As previously reported, the Company was initially notified on May 12, 2006, that the bid price of its common stock had closed below the minimum bid price for 30 consecutive business days. In accordance with the Nasdaq Marketplace Rules, the Company was granted 180 calendar days, or until November 8, 2006, to regain compliance with the Minimum Bid Price Rule. The Company was unable to regain compliance with the Minimum Bid Price Rule prior to November 8, 2006 and is not eligible for an additional compliance period because it does not meet The Nasdaq Capital Market initial inclusion requirements.
In addition, Nasdaq Marketplace Rule 4310(c)(2)(B) requires that the Company maintain stockholders’ equity of $2.5 million (“Minimum Stockholders’ Equity Rule”) or market capitalization of $35 million.

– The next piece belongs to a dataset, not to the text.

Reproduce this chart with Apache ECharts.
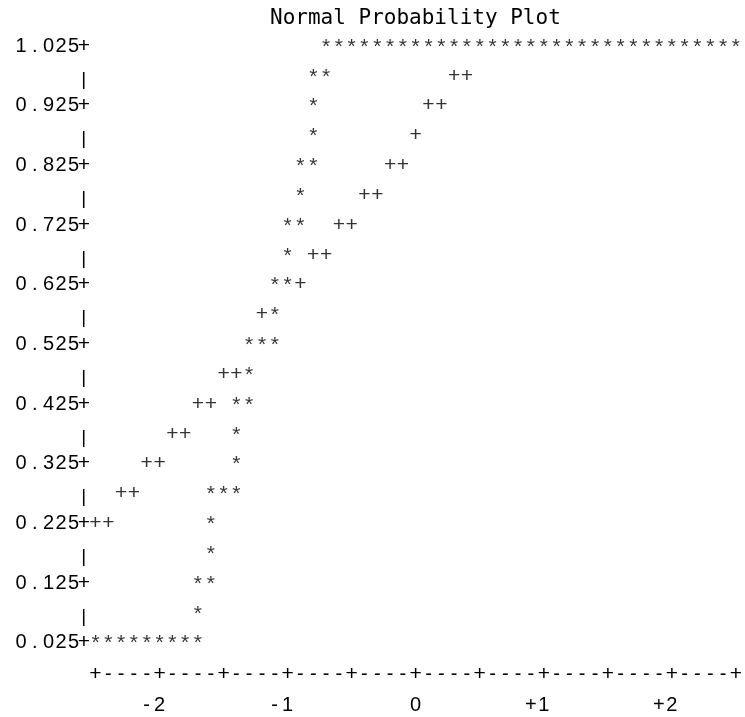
<!DOCTYPE html>
<html><head><meta charset="utf-8">
<script src="https://cdn.jsdelivr.net/npm/echarts@6/dist/echarts.min.js"></script>
<style>html,body{margin:0;padding:0;background:#fff}#c{width:745px;height:717px}</style>
</head><body><div id="c"></div>
<script>
const titleText = 'Normal Probability Plot';

// Observed points (*): normal quantile (x) and value (y)
const obsQuantile = [
  -2.5,-2.4,-2.3,-2.2,-2.1,-2.0,-1.9,-1.8,-1.7,
  -1.7,
  -1.7,-1.6,
  -1.6,
  -1.6,
  -1.6,-1.5,-1.4,
  -1.4,
  -1.4,
  -1.4,-1.3,
  -1.3,
  -1.3,-1.2,-1.1,
  -1.1,
  -1.1,-1.0,
  -1.0,
  -1.0,-0.9,
  -0.9,
  -0.9,-0.8,
  -0.8,
  -0.8,
  -0.8,-0.7,
  -0.7,-0.6,-0.5,-0.4,-0.3,-0.2,-0.1,0.0,0.1,0.2,0.3,0.4,0.5,0.6,0.7,0.8,0.9,1.0,1.1,1.2,1.3,1.4,1.5,1.6,1.7,1.8,1.9,2.0,2.1,2.2,2.3,2.4,2.5
];
const obsValue = [
  0.025,0.025,0.025,0.025,0.025,0.025,0.025,0.025,0.025,
  0.075,
  0.125,0.125,
  0.175,
  0.225,
  0.275,0.275,0.275,
  0.325,
  0.375,
  0.425,0.425,
  0.475,
  0.525,0.525,0.525,
  0.575,
  0.625,0.625,
  0.675,
  0.725,0.725,
  0.775,
  0.825,0.825,
  0.875,
  0.925,
  0.975,0.975,
  1.025,1.025,1.025,1.025,1.025,1.025,1.025,1.025,1.025,1.025,1.025,1.025,1.025,1.025,1.025,1.025,1.025,1.025,1.025,1.025,1.025,1.025,1.025,1.025,1.025,1.025,1.025,1.025,1.025,1.025,1.025,1.025,1.025
];

// Reference normal line (+)
const refQuantile = [-2.5,-2.4,-2.3,-2.2,-2.1,-2.0,-1.9,-1.8,-1.7,-1.6,-1.5,-1.4,-1.2,-0.9,-0.8,-0.7,-0.6,-0.5,-0.4,-0.3,-0.2,-0.1,0.0,0.1,0.2,0.3,0.4];
const refValue    = [0.225,0.225,0.275,0.275,0.325,0.325,0.375,0.375,0.425,0.425,0.475,0.475,0.575,0.625,0.675,0.675,0.725,0.725,0.775,0.775,0.825,0.825,0.875,0.925,0.925,0.975,0.975];

const yTickLabels = ['0.025','0.125','0.225','0.325','0.425','0.525','0.625','0.725','0.825','0.925','1.025'];
const xTickValues = [-2, -1, 0, 1, 2];
const xTickLabels = ['-2', '-1', '0', '+1', '+2'];

const SANS = 'Liberation Sans, Arial, Helvetica, sans-serif';
const MONO = 'DejaVu Sans Mono, monospace';
const PITCH = 12.92;

function yLabel(v) {
  const k = Math.round((v - 0.025) / 0.05);
  if (k % 2 === 1) return '{bar||}';
  const s = yTickLabels[k / 2];
  if (s === undefined) return '';
  return s.split('').map(ch => ch === '.' ? '{dot|.}' : '{d|' + ch + '}').join('') + '{p|+}';
}
function xRuleLabel(v) {
  const c = Math.round(v * 10) + 25;
  return c % 5 === 0 ? '{p|+}' : '{m|-}';
}
function xNumLabel(v) {
  const i = xTickValues.findIndex(t => Math.abs(t - v) < 1e-6);
  if (i < 0) return '';
  const s = xTickLabels[i];
  if (s.length === 1) return '{c|' + s + '}';
  return s.split('').map(ch => '{c|' + ch + '}').join('') + '{c| }';
}

const chart = echarts.init(document.getElementById('c'), null, {renderer: 'canvas'});
chart.setOption({
  animation: false,
  backgroundColor: '#fff',
  title: {
    text: titleText, left: 270, top: 8, padding: 0,
    textStyle: {fontFamily: MONO, fontSize: 21, fontWeight: 'normal', color: '#000'}
  },
  grid: {left: 95.5, right: 3.5, top: 46, bottom: 74.3, containLabel: false},
  xAxis: [{
    type: 'value', min: -2.5, max: 2.5, interval: 0.1, position: 'bottom',
    axisLine: {show: false}, axisTick: {show: false}, splitLine: {show: false},
    axisLabel: {
      formatter: xRuleLabel, margin: 31.6, verticalAlign: 'middle', color: '#000',
      showMinLabel: true, showMaxLabel: true,
      rich: {
        p: {fontFamily: SANS, fontSize: 21, color: '#000'},
        m: {fontFamily: SANS, fontSize: 20, color: '#000'}
      }
    }
  }, {
    type: 'value', min: -2.5, max: 2.5, interval: 0.5, position: 'bottom',
    axisLine: {show: false}, axisTick: {show: false}, splitLine: {show: false},
    axisLabel: {
      formatter: xNumLabel, margin: 63, verticalAlign: 'middle', color: '#000',
      rich: {c: {width: PITCH, align: 'center', fontFamily: SANS, fontSize: 20, color: '#000'}}
    }
  }],
  yAxis: {
    type: 'value', min: 0.025, max: 1.025, interval: 0.05,
    axisLine: {show: false}, axisTick: {show: false}, splitLine: {show: false},
    axisLabel: {
      formatter: yLabel, align: 'right', verticalAlign: 'middle', margin: 7.7, color: '#000',
      showMinLabel: true, showMaxLabel: true,
      rich: {
        d: {width: 12.5, align: 'center', fontFamily: SANS, fontSize: 20, color: '#000'},
        dot: {width: 15, align: 'center', fontFamily: SANS, fontSize: 20, color: '#000'},
        p: {width: 8, align: 'center', fontFamily: SANS, fontSize: 21, color: '#000'},
        bar: {width: 8, align: 'center', fontFamily: SANS, fontSize: 19, color: '#000', padding: [7, 0, 0, 0]}
      }
    }
  },
  series: [{
    type: 'scatter', name: 'reference', silent: true, xAxisIndex: 0,
    data: refQuantile.map((x, i) => [x, refValue[i]]),
    symbol: 'circle', symbolSize: 1, itemStyle: {color: 'rgba(0,0,0,0)'},
    label: {show: true, position: 'inside', formatter: '+', fontFamily: SANS, fontSize: 21, color: '#000'},
    emphasis: {disabled: true}
  }, {
    type: 'scatter', name: 'observed', silent: true, xAxisIndex: 0,
    data: obsQuantile.map((x, i) => [x, obsValue[i]]),
    symbol: 'circle', symbolSize: 1, itemStyle: {color: 'rgba(0,0,0,0)'},
    label: {show: true, position: 'inside', formatter: '*', fontFamily: SANS, fontSize: 21, color: '#000', offset: [0, 1]},
    emphasis: {disabled: true}
  }]
});
</script></body></html>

As of September 30, 2006, the Company’s stockholders’ equity will be substantially less than $2.5 million and its market capitalization is approximately $13 million.
The Company intends to request an appeal hearing by November 16, 2006 with the Nasdaq Listing Qualifications Panel to review the delisting determination. The hearing date will be determined by Nasdaq and should occur within 45 calendar days from the request for the hearing. A request for a hearing is expected to ‘stay’ the delisting of the Company’s common stock pending the Panel’s decision. At the hearing, the Company will be required to address the Minimum Stockholders’ Equity Rule in addition to the Minimum Bid Price Rule. The Company must provide Nasdaq with a plan to regain compliance, which will include the Company’s plan to seek shareholder approval of a reverse stock split in order to exceed the minimum bid price requirement and the Company’s plans to increase its stockholders’ equity. If the Company decides not to appeal the Nasdaq Staff’s delisting determination, or if the Panel denies the appeal, the Company’s common stock will be delisted. If the Company’s stock is delisted, the Company expects that its common stock will trade on the OTC Bulletin Board and/or the “Pink Sheets” following the approval by the NASD of an application by one or more market makers to continue quoting in the Company’s common stock. The Company understands that at least one market maker has already filed such an application with the goal of commencing quotations immediately on the OTC Bulletin Board in the event the Company’s stock is delisted from Nasdaq.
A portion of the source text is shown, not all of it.